:: GIVEN INFORMATION ::
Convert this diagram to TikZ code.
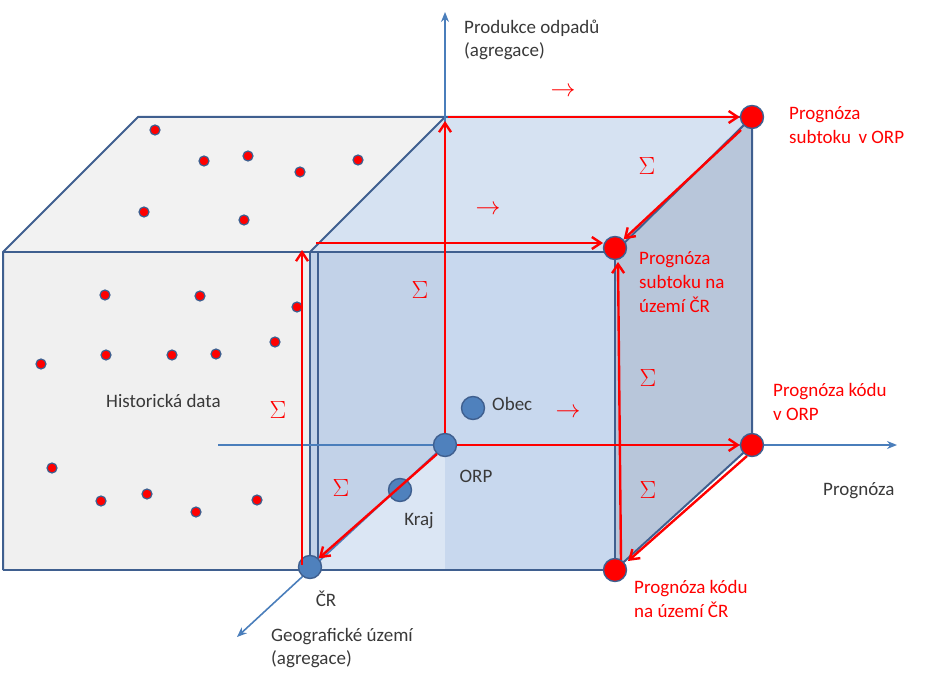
\documentclass[tikz,border=0pt]{standalone}
\usepackage{fontspec}
\setmainfont{Carlito}
\usetikzlibrary{arrows.meta}
\begin{document}
\begin{tikzpicture}[x=1pt,y=-1pt,
  ax/.style={draw=axblue, line width=1.6pt, -{Stealth[length=10pt,width=8pt]}},
  rarr/.style={draw=red, line width=2.4pt, -{Straight Barb[length=9pt,width=12pt]}},
  hd/.style={circle, fill=red, draw=edgeblue, line width=1.2pt, inner sep=0pt, minimum size=10pt},
  bn/.style={circle, fill=nodeblue, draw=edgeblue, line width=1.4pt, inner sep=0pt, minimum size=23pt},
  rn/.style={circle, fill=red, draw=edgeblue, line width=1.4pt, inner sep=0pt, minimum size=23pt},
  gl/.style={text=darkgray!90!black, font=\fontsize{19}{23}\selectfont, inner sep=1pt},
  rl/.style={text=red, font=\fontsize{19}{24}\selectfont, align=left, inner sep=1pt},
  sig/.style={text=red, font=\fontsize{28}{28}\selectfont, inner sep=0pt}]
\definecolor{edgeblue}{HTML}{3F5F8F}
\definecolor{axblue}{HTML}{4A7EBB}
\definecolor{nodeblue}{HTML}{4F81BD}
\useasboundingbox (0,0) rectangle (951,690);
% left gray box
\fill[gray!10] (3,252) -- (138,117) -- (445,117) -- (310,252) -- cycle;
\fill[gray!12] (3,252) rectangle (310,570);
\draw[draw=edgeblue,line width=2pt,line join=round] (3,570) -- (3,252) -- (138,117) -- (445,117);
\draw[draw=edgeblue,line width=2pt] (3,252) -- (310,252);
\draw[draw=edgeblue,line width=2pt] (3,570) -- (310,570);
\foreach \p [count=\i] in {(155,130),(204,161),(248,156),(300,172),(358,160),(144,212),(244,220),(105,295),(200,296),(297,307),(106,355),(172,355),(216,354),(275,342),(41,364),(52,468),(101,501),(147,494),(196,512),(257,500)}
  \node[hd] (d\i) at \p {};
% blue box faces
\fill[fill={rgb,255:red,184;green,200;blue,222}] (310,252) -- (445,117) -- (445,445) -- (310,570) -- cycle;
\fill[fill={rgb,255:red,214;green,226;blue,242}] (310,252) -- (445,117) -- (752,117) -- (615,252) -- cycle;
\fill[fill={rgb,255:red,184;green,198;blue,218}] (615,252) -- (752,117) -- (752,445) -- (615,570) -- cycle;
\fill[fill={rgb,255:red,200;green,216;blue,238}, opacity=0.65] (310,252) rectangle (615,570);
\fill[fill={rgb,255:red,200;green,216;blue,238}] (445,252) rectangle (615,570);
\draw[draw=edgeblue,line width=2pt,line join=round] (310,570) -- (310,252) -- (615,252) -- (615,570) -- cycle;
\draw[draw=edgeblue,line width=2pt] (318,252) -- (318,570);
\draw[draw=edgeblue,line width=2pt,line join=round] (310,252) -- (445,117) -- (752,117) -- (752,445) -- (615,570);
\draw[draw=edgeblue,line width=2pt] (615,252) -- (752,117);
% axes
\coordinate (o) at (445,445);
\coordinate (ytop) at (445,12);
\coordinate (xl) at (218,445);
\coordinate (xr) at (897,445);
\coordinate (zb) at (237,637);
\draw[ax] (o) -- (ytop);
\draw[ax] (xl) -- (xr);
\draw[ax] (o) -- (zb);
% nodes
\node[bn] (obec) at (473,408) {};
\node[bn] (orp) at (445,445) {};
\node[bn] (kraj) at (400,490) {};
\node[bn] (cr) at (310,567) {};
\node[rn] (r1) at (752,117) {};
\node[rn] (r2) at (615,248) {};
\node[rn] (r3) at (752,445) {};
\node[rn] (r4) at (615,570) {};
% red arrows
\coordinate (a2) at (445,121);
\coordinate (a3) at (448,117);
\coordinate (b1) at (302,565);
\coordinate (b2) at (302,250);
\coordinate (b3) at (316,243);
\coordinate (b4) at (603,243);
\coordinate (c1) at (741,130);
\coordinate (c2) at (437,454);
\coordinate (c3) at (621,560);
\coordinate (c4) at (618,262);
\coordinate (c5) at (747,456);
\coordinate (c6) at (628,561);
\draw[rarr] (orp.north) -- (a2);
\draw[rarr] (a3) -- (r1.west);
\draw[rarr] (c1) -- (r2.north east);
\draw[rarr] (b1) -- (b2);
\draw[rarr] (b3) -- (b4);
\draw[rarr] (orp.east) -- (r3.west);
\draw[rarr] (c2) -- (cr.north east);
\draw[rarr] (c3) -- (c4);
\draw[rarr] (c5) -- (c6);
% sigma and arrow glyphs
\node[sig] (s1) at (647,166) {$\Sigma$};
\node[sig] (s2) at (420,290) {$\Sigma$};
\node[sig] (s3) at (278,410) {$\Sigma$};
\node[sig] (s4) at (341,488) {$\Sigma$};
\node[sig] (s5) at (648,378) {$\Sigma$};
\node[sig] (s6) at (648,490) {$\Sigma$};
\node[sig] (t1) at (563,92) {$\rightarrow$};
\node[sig] (t2) at (488,210) {$\rightarrow$};
\node[sig] (t3) at (568,413) {$\rightarrow$};
% labels
\node[gl, anchor=west, align=left] (ly) at (463,40) {Produkce odpadů\\(agregace)};
\node[gl, anchor=west] (lobec) at (491,404) {Obec};
\node[gl] (lorp) at (476,476) {ORP};
\node[gl] (lkraj) at (419,521) {Kraj};
\node[gl] (lcr) at (326,599) {ČR};
\node[gl, anchor=west, align=left] (lz) at (270,648) {Geografické území\\(agregace)};
\node[gl, anchor=west] (lhist) at (105,401) {Historická data};
\node[gl, anchor=west] (lprog) at (822,491) {Prognóza};
\node[rl, anchor=west] (l1) at (788,125) {Prognóza\\subtoku\, v ORP};
\node[rl, anchor=west] (l2) at (638,282) {Prognóza\\subtoku na\\území ČR};
\node[rl, anchor=west] (l3) at (772,402) {Prognóza kódu\\v ORP};
\node[rl, anchor=west] (l4) at (633,599) {Prognóza kódu\\na území ČR};
\end{tikzpicture}
\end{document}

:: WHAT YOU HAVE TO DO ::
Reproduce the whole listing exactly, but not the images in it.

:: THE RESPONSE ::
Convert this diagram to TikZ code.
\documentclass[tikz,border=0pt]{standalone}
\usepackage{fontspec}
\setmainfont{Carlito}
\usetikzlibrary{arrows.meta}
\begin{document}
\begin{tikzpicture}[x=1pt,y=-1pt,
  ax/.style={draw=axblue, line width=1.6pt, -{Stealth[length=10pt,width=8pt]}},
  rarr/.style={draw=red, line width=2.4pt, -{Straight Barb[length=9pt,width=12pt]}},
  hd/.style={circle, fill=red, draw=edgeblue, line width=1.2pt, inner sep=0pt, minimum size=10pt},
  bn/.style={circle, fill=nodeblue, draw=edgeblue, line width=1.4pt, inner sep=0pt, minimum size=23pt},
  rn/.style={circle, fill=red, draw=edgeblue, line width=1.4pt, inner sep=0pt, minimum size=23pt},
  gl/.style={text=darkgray!90!black, font=\fontsize{19}{23}\selectfont, inner sep=1pt},
  rl/.style={text=red, font=\fontsize{19}{24}\selectfont, align=left, inner sep=1pt},
  sig/.style={text=red, font=\fontsize{28}{28}\selectfont, inner sep=0pt}]
\definecolor{edgeblue}{HTML}{3F5F8F}
\definecolor{axblue}{HTML}{4A7EBB}
\definecolor{nodeblue}{HTML}{4F81BD}
\useasboundingbox (0,0) rectangle (951,690);
% left gray box
\fill[gray!10] (3,252) -- (138,117) -- (445,117) -- (310,252) -- cycle;
\fill[gray!12] (3,252) rectangle (310,570);
\draw[draw=edgeblue,line width=2pt,line join=round] (3,570) -- (3,252) -- (138,117) -- (445,117);
\draw[draw=edgeblue,line width=2pt] (3,252) -- (310,252);
\draw[draw=edgeblue,line width=2pt] (3,570) -- (310,570);
\foreach \p [count=\i] in {(155,130),(204,161),(248,156),(300,172),(358,160),(144,212),(244,220),(105,295),(200,296),(297,307),(106,355),(172,355),(216,354),(275,342),(41,364),(52,468),(101,501),(147,494),(196,512),(257,500)}
  \node[hd] (d\i) at \p {};
% blue box faces
\fill[fill={rgb,255:red,184;green,200;blue,222}] (310,252) -- (445,117) -- (445,445) -- (310,570) -- cycle;
\fill[fill={rgb,255:red,214;green,226;blue,242}] (310,252) -- (445,117) -- (752,117) -- (615,252) -- cycle;
\fill[fill={rgb,255:red,184;green,198;blue,218}] (615,252) -- (752,117) -- (752,445) -- (615,570) -- cycle;
\fill[fill={rgb,255:red,200;green,216;blue,238}, opacity=0.65] (310,252) rectangle (615,570);
\fill[fill={rgb,255:red,200;green,216;blue,238}] (445,252) rectangle (615,570);
\draw[draw=edgeblue,line width=2pt,line join=round] (310,570) -- (310,252) -- (615,252) -- (615,570) -- cycle;
\draw[draw=edgeblue,line width=2pt] (318,252) -- (318,570);
\draw[draw=edgeblue,line width=2pt,line join=round] (310,252) -- (445,117) -- (752,117) -- (752,445) -- (615,570);
\draw[draw=edgeblue,line width=2pt] (615,252) -- (752,117);
% axes
\coordinate (o) at (445,445);
\coordinate (ytop) at (445,12);
\coordinate (xl) at (218,445);
\coordinate (xr) at (897,445);
\coordinate (zb) at (237,637);
\draw[ax] (o) -- (ytop);
\draw[ax] (xl) -- (xr);
\draw[ax] (o) -- (zb);
% nodes
\node[bn] (obec) at (473,408) {};
\node[bn] (orp) at (445,445) {};
\node[bn] (kraj) at (400,490) {};
\node[bn] (cr) at (310,567) {};
\node[rn] (r1) at (752,117) {};
\node[rn] (r2) at (615,248) {};
\node[rn] (r3) at (752,445) {};
\node[rn] (r4) at (615,570) {};
% red arrows
\coordinate (a2) at (445,121);
\coordinate (a3) at (448,117);
\coordinate (b1) at (302,565);
\coordinate (b2) at (302,250);
\coordinate (b3) at (316,243);
\coordinate (b4) at (603,243);
\coordinate (c1) at (741,130);
\coordinate (c2) at (437,454);
\coordinate (c3) at (621,560);
\coordinate (c4) at (618,262);
\coordinate (c5) at (747,456);
\coordinate (c6) at (628,561);
\draw[rarr] (orp.north) -- (a2);
\draw[rarr] (a3) -- (r1.west);
\draw[rarr] (c1) -- (r2.north east);
\draw[rarr] (b1) -- (b2);
\draw[rarr] (b3) -- (b4);
\draw[rarr] (orp.east) -- (r3.west);
\draw[rarr] (c2) -- (cr.north east);
\draw[rarr] (c3) -- (c4);
\draw[rarr] (c5) -- (c6);
% sigma and arrow glyphs
\node[sig] (s1) at (647,166) {$\Sigma$};
\node[sig] (s2) at (420,290) {$\Sigma$};
\node[sig] (s3) at (278,410) {$\Sigma$};
\node[sig] (s4) at (341,488) {$\Sigma$};
\node[sig] (s5) at (648,378) {$\Sigma$};
\node[sig] (s6) at (648,490) {$\Sigma$};
\node[sig] (t1) at (563,92) {$\rightarrow$};
\node[sig] (t2) at (488,210) {$\rightarrow$};
\node[sig] (t3) at (568,413) {$\rightarrow$};
% labels
\node[gl, anchor=west, align=left] (ly) at (463,40) {Produkce odpadů\\(agregace)};
\node[gl, anchor=west] (lobec) at (491,404) {Obec};
\node[gl] (lorp) at (476,476) {ORP};
\node[gl] (lkraj) at (419,521) {Kraj};
\node[gl] (lcr) at (326,599) {ČR};
\node[gl, anchor=west, align=left] (lz) at (270,648) {Geografické území\\(agregace)};
\node[gl, anchor=west] (lhist) at (105,401) {Historická data};
\node[gl, anchor=west] (lprog) at (822,491) {Prognóza};
\node[rl, anchor=west] (l1) at (788,125) {Prognóza\\subtoku\, v ORP};
\node[rl, anchor=west] (l2) at (638,282) {Prognóza\\subtoku na\\území ČR};
\node[rl, anchor=west] (l3) at (772,402) {Prognóza kódu\\v ORP};
\node[rl, anchor=west] (l4) at (633,599) {Prognóza kódu\\na území ČR};
\end{tikzpicture}
\end{document}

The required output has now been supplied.